START
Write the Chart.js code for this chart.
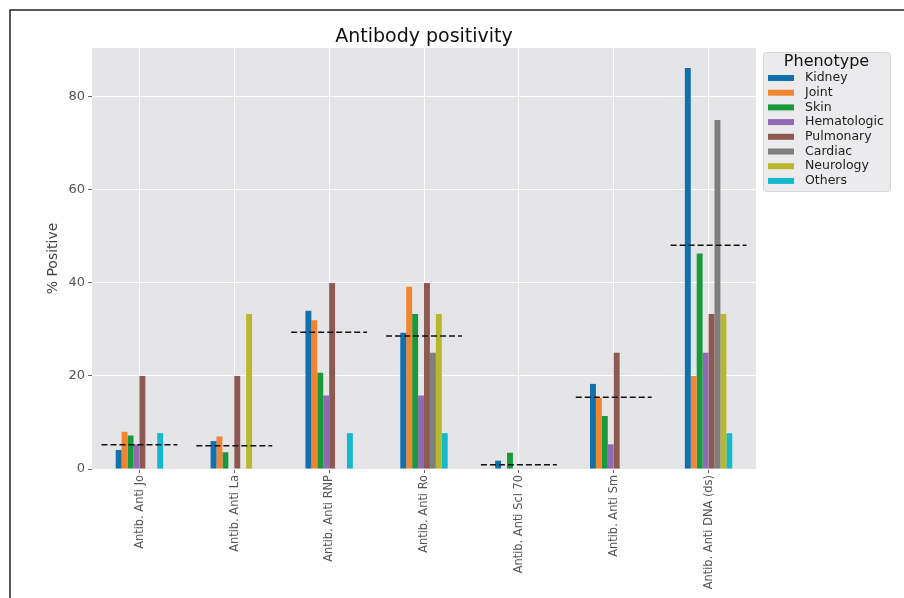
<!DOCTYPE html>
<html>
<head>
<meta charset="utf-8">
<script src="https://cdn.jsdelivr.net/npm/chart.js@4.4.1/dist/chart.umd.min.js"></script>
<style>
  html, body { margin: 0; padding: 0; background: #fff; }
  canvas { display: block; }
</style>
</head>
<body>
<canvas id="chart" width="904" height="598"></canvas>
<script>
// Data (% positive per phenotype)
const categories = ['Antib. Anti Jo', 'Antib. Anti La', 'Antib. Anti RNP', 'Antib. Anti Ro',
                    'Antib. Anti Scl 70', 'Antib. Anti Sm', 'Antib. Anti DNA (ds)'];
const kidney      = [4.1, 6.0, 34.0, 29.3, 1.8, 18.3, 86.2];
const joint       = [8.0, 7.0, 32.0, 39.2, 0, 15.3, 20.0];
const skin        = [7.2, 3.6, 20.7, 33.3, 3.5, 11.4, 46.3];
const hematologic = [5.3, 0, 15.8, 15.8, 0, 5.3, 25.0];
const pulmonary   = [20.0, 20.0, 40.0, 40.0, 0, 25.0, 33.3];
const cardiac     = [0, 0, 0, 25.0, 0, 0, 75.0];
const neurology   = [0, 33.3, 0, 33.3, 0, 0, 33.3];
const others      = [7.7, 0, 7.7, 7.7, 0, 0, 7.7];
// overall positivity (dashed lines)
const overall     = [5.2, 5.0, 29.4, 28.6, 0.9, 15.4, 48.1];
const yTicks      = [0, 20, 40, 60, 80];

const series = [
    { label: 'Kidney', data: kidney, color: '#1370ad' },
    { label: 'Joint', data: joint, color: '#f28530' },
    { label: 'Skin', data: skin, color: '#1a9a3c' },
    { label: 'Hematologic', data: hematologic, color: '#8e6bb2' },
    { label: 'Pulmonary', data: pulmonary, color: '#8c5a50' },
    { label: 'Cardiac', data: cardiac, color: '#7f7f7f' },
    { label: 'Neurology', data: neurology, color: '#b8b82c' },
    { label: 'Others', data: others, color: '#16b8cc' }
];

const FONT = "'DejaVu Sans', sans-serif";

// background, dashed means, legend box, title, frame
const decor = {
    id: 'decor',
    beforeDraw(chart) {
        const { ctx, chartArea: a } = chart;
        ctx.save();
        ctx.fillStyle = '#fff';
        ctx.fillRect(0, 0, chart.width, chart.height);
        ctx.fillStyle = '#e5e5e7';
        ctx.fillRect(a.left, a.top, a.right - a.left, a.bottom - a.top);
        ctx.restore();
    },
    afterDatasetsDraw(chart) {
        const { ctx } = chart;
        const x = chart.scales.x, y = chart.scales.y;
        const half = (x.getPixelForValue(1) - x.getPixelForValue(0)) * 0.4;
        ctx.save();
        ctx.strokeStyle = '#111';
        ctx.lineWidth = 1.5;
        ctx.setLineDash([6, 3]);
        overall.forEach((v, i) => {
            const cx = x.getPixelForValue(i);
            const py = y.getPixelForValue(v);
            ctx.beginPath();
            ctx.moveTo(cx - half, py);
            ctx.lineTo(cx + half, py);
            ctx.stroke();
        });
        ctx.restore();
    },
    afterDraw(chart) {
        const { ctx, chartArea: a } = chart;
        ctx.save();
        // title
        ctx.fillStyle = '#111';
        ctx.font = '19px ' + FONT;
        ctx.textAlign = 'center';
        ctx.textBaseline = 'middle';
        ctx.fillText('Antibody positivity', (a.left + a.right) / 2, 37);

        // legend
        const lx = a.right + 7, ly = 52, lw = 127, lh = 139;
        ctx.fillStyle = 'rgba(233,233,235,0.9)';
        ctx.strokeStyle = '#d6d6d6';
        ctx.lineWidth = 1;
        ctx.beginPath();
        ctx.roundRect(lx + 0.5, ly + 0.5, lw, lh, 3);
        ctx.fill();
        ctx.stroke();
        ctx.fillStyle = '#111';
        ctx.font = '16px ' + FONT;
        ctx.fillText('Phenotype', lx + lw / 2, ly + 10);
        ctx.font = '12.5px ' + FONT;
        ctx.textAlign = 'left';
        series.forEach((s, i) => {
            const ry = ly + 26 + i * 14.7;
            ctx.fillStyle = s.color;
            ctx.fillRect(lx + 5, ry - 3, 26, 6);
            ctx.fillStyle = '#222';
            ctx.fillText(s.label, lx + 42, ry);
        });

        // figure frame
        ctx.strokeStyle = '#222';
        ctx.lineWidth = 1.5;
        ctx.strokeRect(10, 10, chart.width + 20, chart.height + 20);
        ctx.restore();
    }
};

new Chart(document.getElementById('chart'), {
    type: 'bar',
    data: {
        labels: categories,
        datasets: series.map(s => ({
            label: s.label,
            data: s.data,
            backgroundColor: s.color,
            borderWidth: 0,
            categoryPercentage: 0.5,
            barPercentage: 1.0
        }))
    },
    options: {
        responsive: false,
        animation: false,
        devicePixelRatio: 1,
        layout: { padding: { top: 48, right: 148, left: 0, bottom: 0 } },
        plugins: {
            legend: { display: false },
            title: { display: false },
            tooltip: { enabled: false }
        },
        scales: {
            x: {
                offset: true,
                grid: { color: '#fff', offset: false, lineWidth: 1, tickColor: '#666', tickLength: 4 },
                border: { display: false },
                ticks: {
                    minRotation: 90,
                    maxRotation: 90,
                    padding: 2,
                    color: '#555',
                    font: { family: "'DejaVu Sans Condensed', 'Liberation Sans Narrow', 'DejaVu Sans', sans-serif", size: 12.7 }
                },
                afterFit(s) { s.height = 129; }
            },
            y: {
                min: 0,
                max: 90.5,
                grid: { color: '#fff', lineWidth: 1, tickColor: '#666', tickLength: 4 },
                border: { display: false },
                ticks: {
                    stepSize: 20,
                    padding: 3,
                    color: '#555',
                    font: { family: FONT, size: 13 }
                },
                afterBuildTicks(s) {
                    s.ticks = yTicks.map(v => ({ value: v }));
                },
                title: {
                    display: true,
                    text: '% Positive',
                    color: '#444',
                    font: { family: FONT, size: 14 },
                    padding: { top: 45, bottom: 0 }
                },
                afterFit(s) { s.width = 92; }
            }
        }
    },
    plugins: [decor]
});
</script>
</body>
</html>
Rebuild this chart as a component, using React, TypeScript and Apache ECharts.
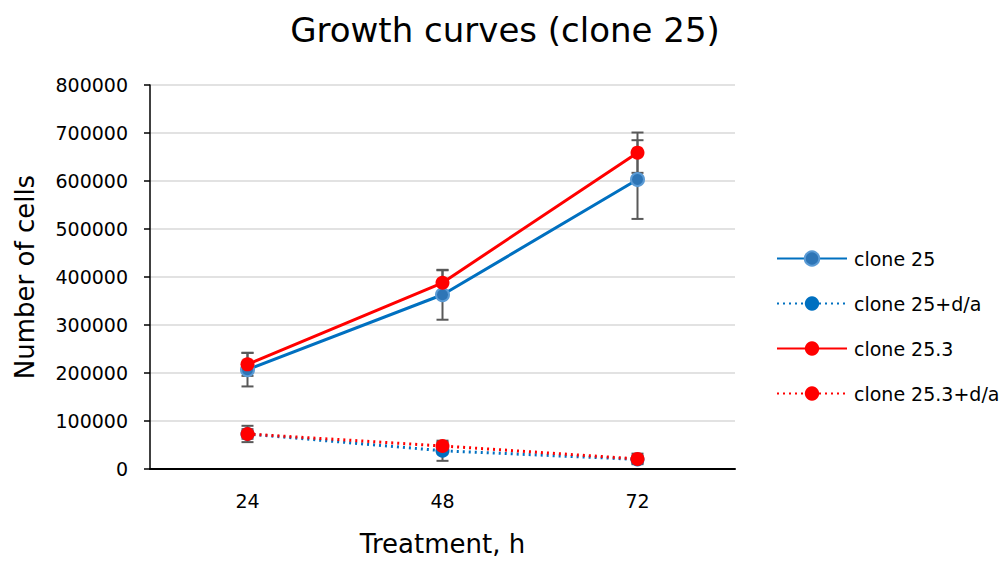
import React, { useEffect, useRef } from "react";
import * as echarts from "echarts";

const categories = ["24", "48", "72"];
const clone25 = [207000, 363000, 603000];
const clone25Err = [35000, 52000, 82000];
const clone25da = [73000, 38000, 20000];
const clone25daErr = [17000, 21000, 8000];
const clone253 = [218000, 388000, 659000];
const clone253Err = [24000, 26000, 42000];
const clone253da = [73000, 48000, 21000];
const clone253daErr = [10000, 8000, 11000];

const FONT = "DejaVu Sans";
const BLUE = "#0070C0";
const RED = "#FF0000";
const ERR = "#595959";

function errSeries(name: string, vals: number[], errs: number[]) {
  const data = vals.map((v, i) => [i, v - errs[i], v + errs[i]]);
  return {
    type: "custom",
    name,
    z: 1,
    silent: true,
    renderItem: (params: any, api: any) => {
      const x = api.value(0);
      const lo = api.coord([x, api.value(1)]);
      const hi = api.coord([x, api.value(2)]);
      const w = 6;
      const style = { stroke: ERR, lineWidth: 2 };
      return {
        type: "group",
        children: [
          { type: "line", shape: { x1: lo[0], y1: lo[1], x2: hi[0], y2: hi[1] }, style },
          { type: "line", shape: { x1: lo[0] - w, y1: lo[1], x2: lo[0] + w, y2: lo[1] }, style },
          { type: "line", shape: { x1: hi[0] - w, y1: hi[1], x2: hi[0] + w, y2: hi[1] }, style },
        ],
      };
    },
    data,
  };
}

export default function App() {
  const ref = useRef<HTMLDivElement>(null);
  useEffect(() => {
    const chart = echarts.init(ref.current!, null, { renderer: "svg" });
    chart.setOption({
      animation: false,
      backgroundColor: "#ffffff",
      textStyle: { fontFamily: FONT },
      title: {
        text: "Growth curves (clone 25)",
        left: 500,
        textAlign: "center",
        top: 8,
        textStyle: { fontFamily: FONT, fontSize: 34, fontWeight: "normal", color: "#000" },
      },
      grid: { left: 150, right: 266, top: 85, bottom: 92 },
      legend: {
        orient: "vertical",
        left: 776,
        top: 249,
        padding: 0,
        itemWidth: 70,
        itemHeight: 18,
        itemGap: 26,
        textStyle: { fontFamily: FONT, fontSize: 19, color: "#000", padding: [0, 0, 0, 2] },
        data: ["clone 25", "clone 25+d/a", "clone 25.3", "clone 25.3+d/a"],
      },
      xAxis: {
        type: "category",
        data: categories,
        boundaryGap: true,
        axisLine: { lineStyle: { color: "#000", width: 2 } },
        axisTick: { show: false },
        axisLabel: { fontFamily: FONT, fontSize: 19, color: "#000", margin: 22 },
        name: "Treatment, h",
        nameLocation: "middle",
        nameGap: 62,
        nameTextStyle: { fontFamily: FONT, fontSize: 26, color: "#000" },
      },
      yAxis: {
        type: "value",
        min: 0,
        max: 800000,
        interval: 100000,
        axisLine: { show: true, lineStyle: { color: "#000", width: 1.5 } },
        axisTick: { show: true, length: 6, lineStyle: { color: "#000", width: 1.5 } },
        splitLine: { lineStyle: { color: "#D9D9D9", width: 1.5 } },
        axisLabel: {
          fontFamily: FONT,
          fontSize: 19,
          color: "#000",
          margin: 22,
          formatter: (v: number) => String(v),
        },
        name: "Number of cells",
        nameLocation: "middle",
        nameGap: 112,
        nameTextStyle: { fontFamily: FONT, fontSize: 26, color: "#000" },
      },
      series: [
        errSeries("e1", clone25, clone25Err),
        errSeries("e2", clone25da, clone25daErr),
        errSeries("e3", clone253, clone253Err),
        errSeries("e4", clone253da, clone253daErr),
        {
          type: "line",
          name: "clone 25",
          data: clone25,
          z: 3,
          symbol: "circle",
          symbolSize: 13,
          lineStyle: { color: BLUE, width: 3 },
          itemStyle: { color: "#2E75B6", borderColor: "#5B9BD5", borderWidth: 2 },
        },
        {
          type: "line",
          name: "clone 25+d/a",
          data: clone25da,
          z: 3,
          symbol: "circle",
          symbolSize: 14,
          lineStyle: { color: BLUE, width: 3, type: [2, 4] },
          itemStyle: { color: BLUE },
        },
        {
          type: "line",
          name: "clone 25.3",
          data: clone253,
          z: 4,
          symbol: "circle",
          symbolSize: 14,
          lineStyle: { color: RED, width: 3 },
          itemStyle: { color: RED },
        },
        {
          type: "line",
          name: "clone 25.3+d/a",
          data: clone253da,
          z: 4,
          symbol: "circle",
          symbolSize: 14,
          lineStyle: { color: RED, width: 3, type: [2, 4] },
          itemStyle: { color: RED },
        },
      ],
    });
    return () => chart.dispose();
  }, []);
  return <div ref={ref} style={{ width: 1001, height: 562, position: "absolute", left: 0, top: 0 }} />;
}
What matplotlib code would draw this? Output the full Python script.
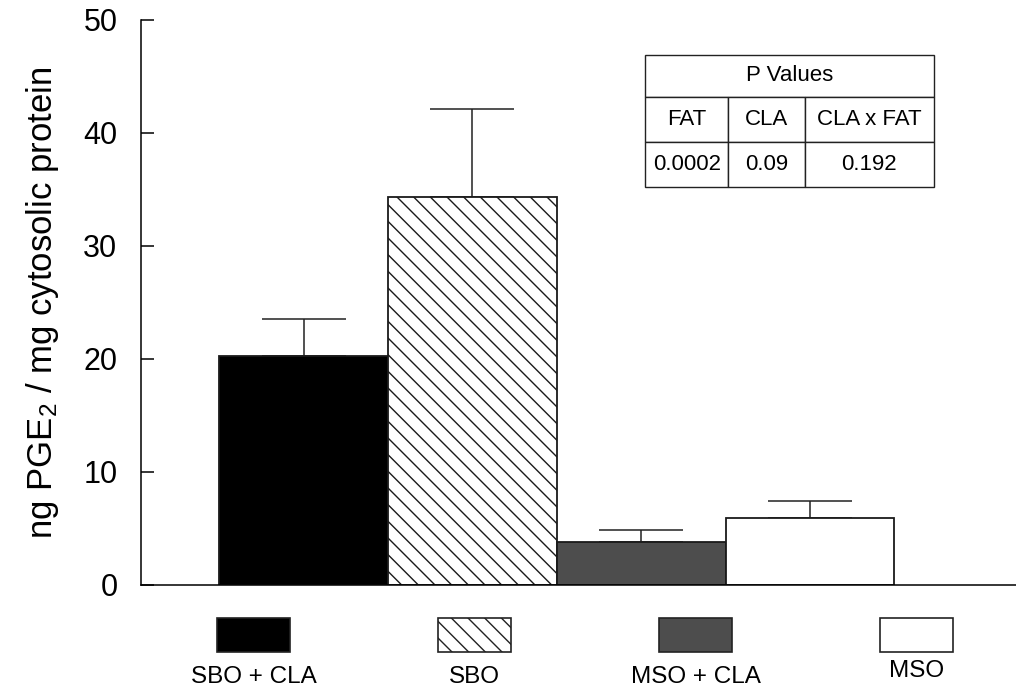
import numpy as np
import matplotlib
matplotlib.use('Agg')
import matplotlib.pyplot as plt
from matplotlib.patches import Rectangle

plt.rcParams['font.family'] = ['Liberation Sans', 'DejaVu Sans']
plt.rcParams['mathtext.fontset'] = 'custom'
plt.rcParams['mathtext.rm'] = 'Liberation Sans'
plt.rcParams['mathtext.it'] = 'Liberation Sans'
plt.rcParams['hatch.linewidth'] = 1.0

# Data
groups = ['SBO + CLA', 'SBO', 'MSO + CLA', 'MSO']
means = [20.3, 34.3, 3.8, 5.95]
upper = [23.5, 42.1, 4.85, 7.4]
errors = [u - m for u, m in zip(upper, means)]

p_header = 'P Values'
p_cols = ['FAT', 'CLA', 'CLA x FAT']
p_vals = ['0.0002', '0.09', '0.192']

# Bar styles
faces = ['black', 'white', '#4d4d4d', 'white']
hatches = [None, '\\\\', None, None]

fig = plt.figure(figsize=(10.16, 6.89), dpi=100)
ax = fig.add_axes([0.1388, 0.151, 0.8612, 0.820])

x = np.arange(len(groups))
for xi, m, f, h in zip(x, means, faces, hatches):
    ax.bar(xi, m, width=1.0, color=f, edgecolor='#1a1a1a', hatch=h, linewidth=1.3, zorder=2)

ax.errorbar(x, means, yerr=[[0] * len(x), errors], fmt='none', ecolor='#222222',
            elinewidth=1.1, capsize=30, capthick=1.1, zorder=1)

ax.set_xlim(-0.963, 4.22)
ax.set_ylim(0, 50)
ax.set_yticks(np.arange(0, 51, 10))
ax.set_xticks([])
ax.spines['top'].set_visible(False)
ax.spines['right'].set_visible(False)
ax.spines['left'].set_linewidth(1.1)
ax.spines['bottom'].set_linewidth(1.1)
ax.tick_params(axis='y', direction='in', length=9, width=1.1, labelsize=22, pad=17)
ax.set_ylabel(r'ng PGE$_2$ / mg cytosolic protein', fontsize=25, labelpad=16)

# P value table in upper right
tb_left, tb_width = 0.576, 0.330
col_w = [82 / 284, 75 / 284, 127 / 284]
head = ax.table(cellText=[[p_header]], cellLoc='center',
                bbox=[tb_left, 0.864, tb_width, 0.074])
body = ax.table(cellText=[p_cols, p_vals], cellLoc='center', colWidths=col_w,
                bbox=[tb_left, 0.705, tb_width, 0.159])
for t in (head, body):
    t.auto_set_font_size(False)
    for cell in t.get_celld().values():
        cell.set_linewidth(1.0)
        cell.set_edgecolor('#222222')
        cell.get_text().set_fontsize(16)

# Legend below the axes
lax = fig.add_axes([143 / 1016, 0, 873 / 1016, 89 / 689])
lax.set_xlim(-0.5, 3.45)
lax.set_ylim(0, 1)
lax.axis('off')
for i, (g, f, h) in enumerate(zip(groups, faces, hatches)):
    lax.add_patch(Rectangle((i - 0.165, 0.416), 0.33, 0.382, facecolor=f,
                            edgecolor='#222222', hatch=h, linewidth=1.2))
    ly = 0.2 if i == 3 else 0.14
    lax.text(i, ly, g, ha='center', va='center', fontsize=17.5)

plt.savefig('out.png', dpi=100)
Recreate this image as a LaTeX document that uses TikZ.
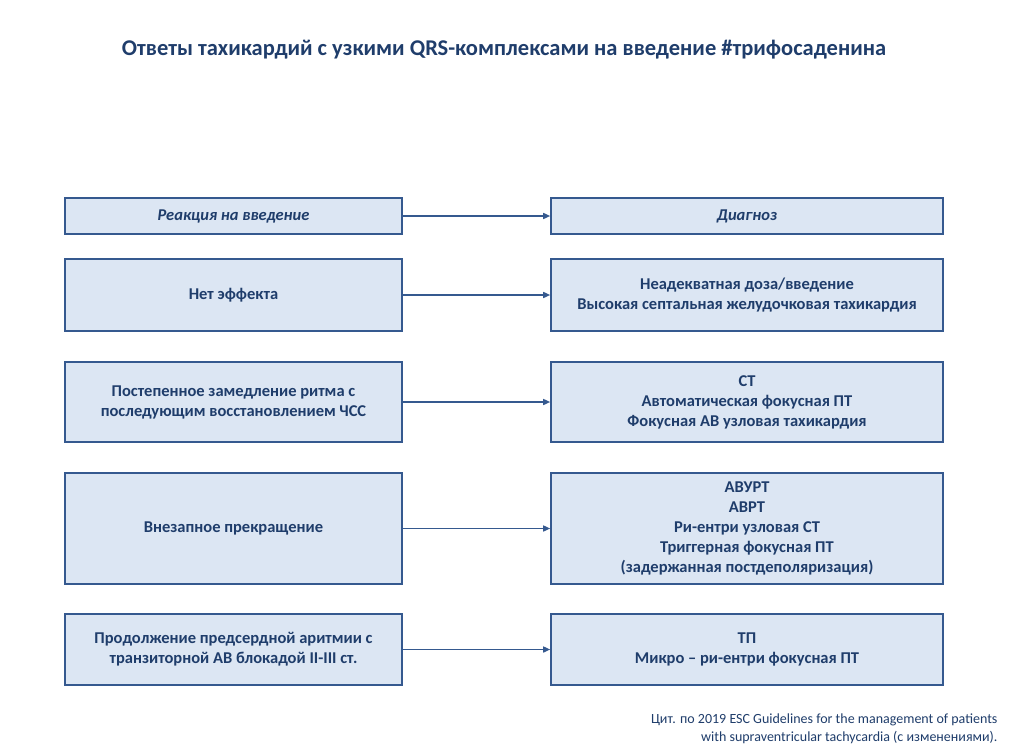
END
Your goal -
Exactly the lines from the one with "What matplotlib code" through the one with "elinewidth=1.1, capsize=30, capthick=1.1, zorder=1)" are to be reproduced, and no pictures with them.

Finished task -
What matplotlib code would draw this? Output the full Python script.
import numpy as np
import matplotlib
matplotlib.use('Agg')
import matplotlib.pyplot as plt
from matplotlib.patches import Rectangle

plt.rcParams['font.family'] = ['Liberation Sans', 'DejaVu Sans']
plt.rcParams['mathtext.fontset'] = 'custom'
plt.rcParams['mathtext.rm'] = 'Liberation Sans'
plt.rcParams['mathtext.it'] = 'Liberation Sans'
plt.rcParams['hatch.linewidth'] = 1.0

# Data
groups = ['SBO + CLA', 'SBO', 'MSO + CLA', 'MSO']
means = [20.3, 34.3, 3.8, 5.95]
upper = [23.5, 42.1, 4.85, 7.4]
errors = [u - m for u, m in zip(upper, means)]

p_header = 'P Values'
p_cols = ['FAT', 'CLA', 'CLA x FAT']
p_vals = ['0.0002', '0.09', '0.192']

# Bar styles
faces = ['black', 'white', '#4d4d4d', 'white']
hatches = [None, '\\\\', None, None]

fig = plt.figure(figsize=(10.16, 6.89), dpi=100)
ax = fig.add_axes([0.1388, 0.151, 0.8612, 0.820])

x = np.arange(len(groups))
for xi, m, f, h in zip(x, means, faces, hatches):
    ax.bar(xi, m, width=1.0, color=f, edgecolor='#1a1a1a', hatch=h, linewidth=1.3, zorder=2)

ax.errorbar(x, means, yerr=[[0] * len(x), errors], fmt='none', ecolor='#222222',
            elinewidth=1.1, capsize=30, capthick=1.1, zorder=1)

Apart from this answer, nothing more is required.